Key features of SentencePiece include:
1. **Space as a basic symbol**: Encodes spaces as a special symbol ▁ to ensure tokenization reversibility;
2. **Subword regularization**: Randomly samples different tokenization methods during training to enhance model robustness;
3. **Direct ID generation**: Manages vocabulary-to-ID mapping and directly generates ID sequences;
4. **NFKC normalization**: Handles Unicode details to reduce encoding inconsistency issues.

## Performance, Comparison with Peers, and Practical Applications

**Performance**: Tokenization speed is about 50k sentences per second, memory usage is about 6MB, and the self-contained model ensures consistency.
**Comparison with peers**:
| Feature | SentencePiece | subword-nmt | WordPiece |
|---|---|---|---|
| Supported algorithms | BPE, Unigram, etc. | BPE only | BPE only |
| Subword regularization | Yes | No | No |
| Pre-tokenization required | No | Yes | Yes |
**Applications**: Used by large models such as ALBERT, XLNet, T5, and applied in Google Translate, speech recognition, and multilingual NLP scenarios.

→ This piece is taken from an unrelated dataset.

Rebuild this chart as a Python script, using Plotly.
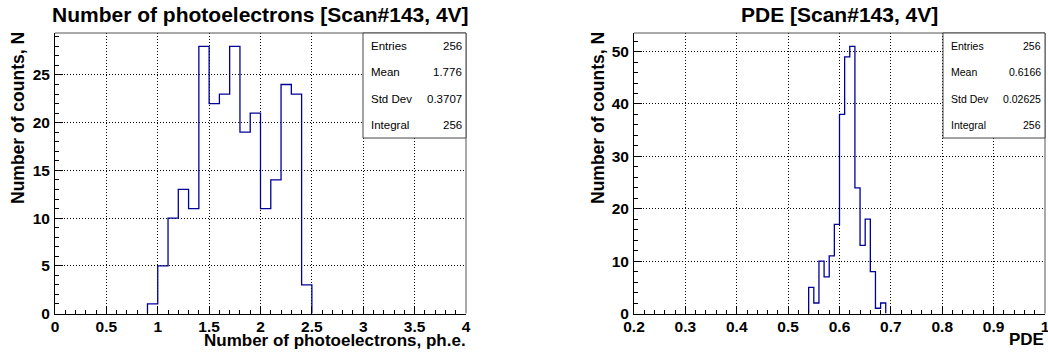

## Summary and Getting Started Guide

SentencePiece represents an important evolution in tokenization technology, becoming a standard for NLP infrastructure with its language-agnostic, end-to-end, and reversible tokenization. Getting started:
1. Installation: `pip install sentencepiece`;
2. Workflow: Train the model → Encode (text to ID) → Decode (ID back to text);
3. Detailed documentation can be found in the GitHub repository.